### SUPPLIED INFORMATION ###

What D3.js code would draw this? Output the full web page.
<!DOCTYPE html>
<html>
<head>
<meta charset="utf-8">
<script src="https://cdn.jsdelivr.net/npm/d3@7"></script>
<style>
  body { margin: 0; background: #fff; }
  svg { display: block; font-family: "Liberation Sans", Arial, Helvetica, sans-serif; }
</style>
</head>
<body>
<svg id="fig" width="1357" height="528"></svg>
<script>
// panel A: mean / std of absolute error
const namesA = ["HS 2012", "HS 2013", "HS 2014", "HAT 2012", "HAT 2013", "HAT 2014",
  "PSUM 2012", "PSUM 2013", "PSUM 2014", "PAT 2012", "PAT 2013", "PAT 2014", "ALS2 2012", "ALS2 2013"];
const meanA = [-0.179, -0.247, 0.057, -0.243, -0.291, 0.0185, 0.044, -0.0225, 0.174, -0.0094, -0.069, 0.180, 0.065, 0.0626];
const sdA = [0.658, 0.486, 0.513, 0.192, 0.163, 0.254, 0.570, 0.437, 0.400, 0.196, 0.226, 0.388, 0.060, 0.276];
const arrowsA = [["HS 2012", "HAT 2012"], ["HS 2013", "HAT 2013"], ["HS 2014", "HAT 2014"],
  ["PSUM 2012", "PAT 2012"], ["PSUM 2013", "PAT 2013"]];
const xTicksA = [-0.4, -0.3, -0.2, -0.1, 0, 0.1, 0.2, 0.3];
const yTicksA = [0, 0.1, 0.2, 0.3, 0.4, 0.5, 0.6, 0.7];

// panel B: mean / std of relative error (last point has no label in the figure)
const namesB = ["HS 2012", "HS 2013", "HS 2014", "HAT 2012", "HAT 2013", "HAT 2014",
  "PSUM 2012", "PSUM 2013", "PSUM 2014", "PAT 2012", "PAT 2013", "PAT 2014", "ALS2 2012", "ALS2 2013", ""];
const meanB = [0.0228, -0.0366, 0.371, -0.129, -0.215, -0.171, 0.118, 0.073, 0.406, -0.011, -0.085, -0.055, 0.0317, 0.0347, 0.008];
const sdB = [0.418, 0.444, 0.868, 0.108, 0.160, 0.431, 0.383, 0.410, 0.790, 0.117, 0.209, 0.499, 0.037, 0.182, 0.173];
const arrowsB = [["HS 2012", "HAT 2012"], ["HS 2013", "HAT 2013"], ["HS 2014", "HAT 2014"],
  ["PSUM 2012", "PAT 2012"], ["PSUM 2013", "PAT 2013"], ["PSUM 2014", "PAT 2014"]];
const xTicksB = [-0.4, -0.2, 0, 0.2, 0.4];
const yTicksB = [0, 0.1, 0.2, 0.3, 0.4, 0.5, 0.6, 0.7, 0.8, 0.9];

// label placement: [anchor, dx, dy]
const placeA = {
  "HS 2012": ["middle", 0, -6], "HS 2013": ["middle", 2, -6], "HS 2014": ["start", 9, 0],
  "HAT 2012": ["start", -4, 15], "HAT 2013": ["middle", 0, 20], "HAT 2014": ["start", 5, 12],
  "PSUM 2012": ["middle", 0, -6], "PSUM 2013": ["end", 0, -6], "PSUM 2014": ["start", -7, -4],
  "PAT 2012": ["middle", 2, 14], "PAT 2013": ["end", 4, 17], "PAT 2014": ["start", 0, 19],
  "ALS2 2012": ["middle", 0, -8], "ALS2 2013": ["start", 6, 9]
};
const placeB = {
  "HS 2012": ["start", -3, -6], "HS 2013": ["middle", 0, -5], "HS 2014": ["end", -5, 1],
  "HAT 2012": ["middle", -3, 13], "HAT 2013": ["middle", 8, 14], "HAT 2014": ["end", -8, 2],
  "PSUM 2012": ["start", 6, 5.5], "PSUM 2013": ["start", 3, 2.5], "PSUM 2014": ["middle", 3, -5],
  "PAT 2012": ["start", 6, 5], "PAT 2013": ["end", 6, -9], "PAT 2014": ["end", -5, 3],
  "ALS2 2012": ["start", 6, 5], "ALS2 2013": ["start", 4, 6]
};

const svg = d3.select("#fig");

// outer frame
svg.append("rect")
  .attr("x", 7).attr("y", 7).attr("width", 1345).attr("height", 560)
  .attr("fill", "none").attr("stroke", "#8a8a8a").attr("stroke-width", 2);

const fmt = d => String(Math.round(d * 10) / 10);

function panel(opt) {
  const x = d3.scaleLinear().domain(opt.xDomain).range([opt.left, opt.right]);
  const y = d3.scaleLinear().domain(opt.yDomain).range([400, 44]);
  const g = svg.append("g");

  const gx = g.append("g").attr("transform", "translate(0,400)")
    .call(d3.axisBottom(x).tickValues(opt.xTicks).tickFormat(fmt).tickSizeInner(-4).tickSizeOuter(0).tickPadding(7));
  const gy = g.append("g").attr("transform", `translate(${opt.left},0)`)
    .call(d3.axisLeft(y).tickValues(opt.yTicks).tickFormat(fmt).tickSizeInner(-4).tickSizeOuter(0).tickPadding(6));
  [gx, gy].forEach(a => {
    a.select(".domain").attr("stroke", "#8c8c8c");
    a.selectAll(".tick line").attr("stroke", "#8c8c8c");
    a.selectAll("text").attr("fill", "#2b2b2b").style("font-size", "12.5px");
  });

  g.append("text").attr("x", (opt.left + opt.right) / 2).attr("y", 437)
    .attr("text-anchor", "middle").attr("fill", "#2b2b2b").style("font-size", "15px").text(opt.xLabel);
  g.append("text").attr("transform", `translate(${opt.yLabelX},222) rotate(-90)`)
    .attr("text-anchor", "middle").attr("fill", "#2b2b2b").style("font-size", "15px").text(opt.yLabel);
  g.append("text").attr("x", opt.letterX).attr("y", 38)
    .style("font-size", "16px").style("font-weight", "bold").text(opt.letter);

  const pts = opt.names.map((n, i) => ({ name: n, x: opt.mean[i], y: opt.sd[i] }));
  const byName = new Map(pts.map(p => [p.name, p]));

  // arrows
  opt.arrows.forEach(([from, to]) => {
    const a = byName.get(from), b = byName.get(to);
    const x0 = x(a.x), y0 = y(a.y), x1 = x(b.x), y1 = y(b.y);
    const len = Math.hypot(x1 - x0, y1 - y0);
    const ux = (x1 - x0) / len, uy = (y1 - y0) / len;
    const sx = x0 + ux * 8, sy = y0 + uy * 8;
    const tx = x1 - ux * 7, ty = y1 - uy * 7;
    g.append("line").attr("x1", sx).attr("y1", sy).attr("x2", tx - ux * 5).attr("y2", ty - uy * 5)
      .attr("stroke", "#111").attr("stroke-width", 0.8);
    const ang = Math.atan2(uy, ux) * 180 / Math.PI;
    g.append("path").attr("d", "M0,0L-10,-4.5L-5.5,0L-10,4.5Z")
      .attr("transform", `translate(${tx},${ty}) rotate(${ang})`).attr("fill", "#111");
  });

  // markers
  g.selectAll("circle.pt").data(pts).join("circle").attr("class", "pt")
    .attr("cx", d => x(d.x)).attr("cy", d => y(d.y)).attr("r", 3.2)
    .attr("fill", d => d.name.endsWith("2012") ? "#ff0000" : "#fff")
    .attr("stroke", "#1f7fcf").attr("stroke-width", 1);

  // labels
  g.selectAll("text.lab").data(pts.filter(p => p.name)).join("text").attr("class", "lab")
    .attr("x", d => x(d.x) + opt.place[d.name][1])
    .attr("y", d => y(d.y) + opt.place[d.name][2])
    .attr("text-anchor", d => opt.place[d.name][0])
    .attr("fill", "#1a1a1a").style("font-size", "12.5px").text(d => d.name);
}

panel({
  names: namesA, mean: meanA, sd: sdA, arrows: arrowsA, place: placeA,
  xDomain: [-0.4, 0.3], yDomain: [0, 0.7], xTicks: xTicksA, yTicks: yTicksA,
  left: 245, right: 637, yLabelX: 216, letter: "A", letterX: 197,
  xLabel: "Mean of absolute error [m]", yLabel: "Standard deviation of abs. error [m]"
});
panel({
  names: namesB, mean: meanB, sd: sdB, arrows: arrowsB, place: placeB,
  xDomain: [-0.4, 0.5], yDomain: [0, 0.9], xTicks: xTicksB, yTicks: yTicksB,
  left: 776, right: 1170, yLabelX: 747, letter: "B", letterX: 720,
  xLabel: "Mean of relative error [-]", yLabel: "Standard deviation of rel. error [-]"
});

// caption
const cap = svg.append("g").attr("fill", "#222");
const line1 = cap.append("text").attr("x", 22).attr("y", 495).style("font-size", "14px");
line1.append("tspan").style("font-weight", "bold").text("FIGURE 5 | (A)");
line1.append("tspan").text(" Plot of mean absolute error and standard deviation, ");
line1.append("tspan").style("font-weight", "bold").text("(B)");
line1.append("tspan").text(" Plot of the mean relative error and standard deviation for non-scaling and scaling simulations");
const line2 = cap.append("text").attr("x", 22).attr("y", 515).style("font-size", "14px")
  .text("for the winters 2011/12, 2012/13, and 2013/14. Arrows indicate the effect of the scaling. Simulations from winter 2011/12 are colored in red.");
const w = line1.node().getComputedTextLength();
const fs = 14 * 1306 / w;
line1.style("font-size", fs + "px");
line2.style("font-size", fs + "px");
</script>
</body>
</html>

###

# WHAT THE TASK ASKS
Print, unaltered, every line from the beginning of the material down to the line with "const yTicksA = [0, 0.1, 0.2, 0.3, 0.4, 0.5, 0.6, 0.7];".

# PROBLEM SOLUTION
What D3.js code would draw this? Output the full web page.
<!DOCTYPE html>
<html>
<head>
<meta charset="utf-8">
<script src="https://cdn.jsdelivr.net/npm/d3@7"></script>
<style>
  body { margin: 0; background: #fff; }
  svg { display: block; font-family: "Liberation Sans", Arial, Helvetica, sans-serif; }
</style>
</head>
<body>
<svg id="fig" width="1357" height="528"></svg>
<script>
// panel A: mean / std of absolute error
const namesA = ["HS 2012", "HS 2013", "HS 2014", "HAT 2012", "HAT 2013", "HAT 2014",
  "PSUM 2012", "PSUM 2013", "PSUM 2014", "PAT 2012", "PAT 2013", "PAT 2014", "ALS2 2012", "ALS2 2013"];
const meanA = [-0.179, -0.247, 0.057, -0.243, -0.291, 0.0185, 0.044, -0.0225, 0.174, -0.0094, -0.069, 0.180, 0.065, 0.0626];
const sdA = [0.658, 0.486, 0.513, 0.192, 0.163, 0.254, 0.570, 0.437, 0.400, 0.196, 0.226, 0.388, 0.060, 0.276];
const arrowsA = [["HS 2012", "HAT 2012"], ["HS 2013", "HAT 2013"], ["HS 2014", "HAT 2014"],
  ["PSUM 2012", "PAT 2012"], ["PSUM 2013", "PAT 2013"]];
const xTicksA = [-0.4, -0.3, -0.2, -0.1, 0, 0.1, 0.2, 0.3];
const yTicksA = [0, 0.1, 0.2, 0.3, 0.4, 0.5, 0.6, 0.7];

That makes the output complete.